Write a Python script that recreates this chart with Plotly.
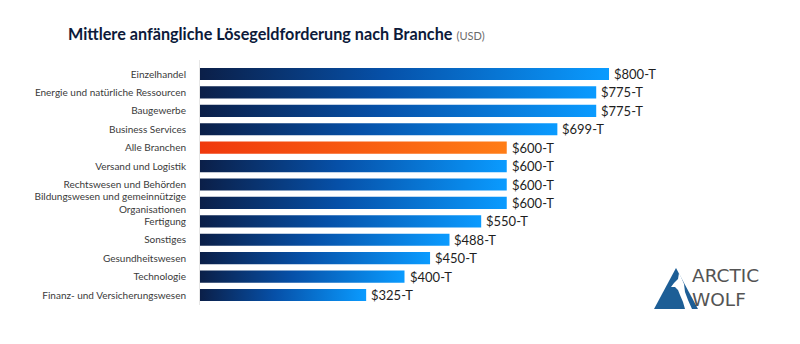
import plotly.graph_objects as go

# Median initial ransom demand by industry (thousand USD)
categories = [
    "Einzelhandel",
    "Energie und natürliche Ressourcen",
    "Baugewerbe",
    "Business Services",
    "Alle Branchen",
    "Versand und Logistik",
    "Rechtswesen und Behörden",
    "Bildungswesen und gemeinnützige<br>Organisationen",
    "Fertigung",
    "Sonstiges",
    "Gesundheitswesen",
    "Technologie",
    "Finanz- und Versicherungswesen",
]
values = [800, 775, 775, 699, 600, 600, 600, 600, 550, 488, 450, 400, 325]
value_labels = ["$800-T", "$775-T", "$775-T", "$699-T", "$600-T", "$600-T", "$600-T",
                "$600-T", "$550-T", "$488-T", "$450-T", "$400-T", "$325-T"]
highlight = "Alle Branchen"

BLUE_SCALE = [[0, "#0b1f48"], [0.45, "#0650a8"], [1, "#0a9bff"]]
ORANGE_SCALE = [[0, "#f0380c"], [1, "#ff7d16"]]
BAR_HALF = 0.33

W, H = 800, 344
M_L, M_R, M_T, M_B = 200, 0, 60, 39
PLOT_W = W - M_L - M_R
PLOT_H = H - M_T - M_B


def px_x(x):
    """Canvas pixel column -> paper x."""
    return (x - M_L) / PLOT_W


def px_y(y):
    """Canvas pixel row (from top) -> paper y."""
    return (H - M_B - y) / PLOT_H


fig = go.Figure()

# Each bar is a filled polygon so it can carry its own left-to-right gradient
for i, (cat, v) in enumerate(zip(categories, values)):
    scale = ORANGE_SCALE if cat == highlight else BLUE_SCALE
    fig.add_trace(go.Scatter(
        x=[0, v, v, 0, 0],
        y=[i - BAR_HALF, i - BAR_HALF, i + BAR_HALF, i + BAR_HALF, i - BAR_HALF],
        mode="lines",
        line=dict(width=0),
        fill="toself",
        fillgradient=dict(type="horizontal", colorscale=scale),
        hoverinfo="skip",
        showlegend=False,
    ))

# Value labels at bar ends
for i, (v, lab) in enumerate(zip(values, value_labels)):
    fig.add_annotation(
        x=v, y=i, xref="x", yref="y", text=lab, showarrow=False,
        xanchor="left", yanchor="middle", xshift=3,
        font=dict(family="Lato", size=13, color="#1e1e1e"),
    )

# Title with unit suffix
fig.add_annotation(
    x=px_x(66), y=px_y(33), xref="paper", yref="paper",
    text="<b>Mittlere anfängliche Lösegeldforderung nach Branche</b> "
         "<span style='font-size:11px;color:#6b6b6b'>(USD)</span>",
    showarrow=False, xanchor="left", yanchor="middle",
    font=dict(family="Lato", size=16.2, color="#0d1a3a"),
)


# Brand mark in the lower right
def path(points):
    return "M " + " L ".join(f"{px_x(x)},{px_y(y)}" for x, y in points) + " Z"


fig.add_shape(type="path", xref="paper", yref="paper",
              path=path([(676, 268), (654, 309), (698, 309)]),
              fillcolor="#1d5e96", line=dict(width=0), layer="above")
fig.add_shape(type="path", xref="paper", yref="paper",
              path=path([(679, 273), (678, 279), (674, 283), (671, 287), (675, 287),
                         (678, 290), (680, 295), (683, 302), (685, 309), (692, 309),
                         (688, 300), (685, 292), (684, 284), (681, 277)]),
              fillcolor="white", line=dict(width=0), layer="above")
fig.add_annotation(x=px_x(690), y=px_y(287.5), xref="paper", yref="paper",
                   text="ARCTIC<br>WOLF", align="left",
                   showarrow=False, xanchor="left", yanchor="middle",
                   font=dict(family="DejaVu Sans", size=18.5, color="#545454"))

px_per_unit = 409 / 800
row_px = 18.42
top_units = -14 / row_px

fig.update_layout(
    width=W, height=H,
    margin=dict(l=M_L, r=M_R, t=M_T, b=M_B),
    paper_bgcolor="white", plot_bgcolor="white",
    xaxis=dict(range=[0, PLOT_W / px_per_unit], visible=False, fixedrange=True),
    yaxis=dict(
        range=[top_units + PLOT_H / row_px, top_units],
        tickmode="array", tickvals=list(range(len(categories))), ticktext=categories,
        showgrid=False, zeroline=False,
        showline=True, linecolor="#e6e6e6", linewidth=1,
        ticks="", ticklabelstandoff=11,
        tickfont=dict(family="Lato", size=10, color="#3a3a3a"),
        fixedrange=True,
    ),
    showlegend=False,
)
fig.write_html("out.html")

..............................

#### EXERCISE OBJECTIVE
Write out each line of the listing above, exactly, from its first line to the line holding "fig = go.Figure()", inclusive. Skip the pictures.

#### THE RESULT
Write a Python script that recreates this chart with Plotly.
import plotly.graph_objects as go

# Median initial ransom demand by industry (thousand USD)
categories = [
    "Einzelhandel",
    "Energie und natürliche Ressourcen",
    "Baugewerbe",
    "Business Services",
    "Alle Branchen",
    "Versand und Logistik",
    "Rechtswesen und Behörden",
    "Bildungswesen und gemeinnützige<br>Organisationen",
    "Fertigung",
    "Sonstiges",
    "Gesundheitswesen",
    "Technologie",
    "Finanz- und Versicherungswesen",
]
values = [800, 775, 775, 699, 600, 600, 600, 600, 550, 488, 450, 400, 325]
value_labels = ["$800-T", "$775-T", "$775-T", "$699-T", "$600-T", "$600-T", "$600-T",
                "$600-T", "$550-T", "$488-T", "$450-T", "$400-T", "$325-T"]
highlight = "Alle Branchen"

BLUE_SCALE = [[0, "#0b1f48"], [0.45, "#0650a8"], [1, "#0a9bff"]]
ORANGE_SCALE = [[0, "#f0380c"], [1, "#ff7d16"]]
BAR_HALF = 0.33

W, H = 800, 344
M_L, M_R, M_T, M_B = 200, 0, 60, 39
PLOT_W = W - M_L - M_R
PLOT_H = H - M_T - M_B


def px_x(x):
    """Canvas pixel column -> paper x."""
    return (x - M_L) / PLOT_W


def px_y(y):
    """Canvas pixel row (from top) -> paper y."""
    return (H - M_B - y) / PLOT_H


fig = go.Figure()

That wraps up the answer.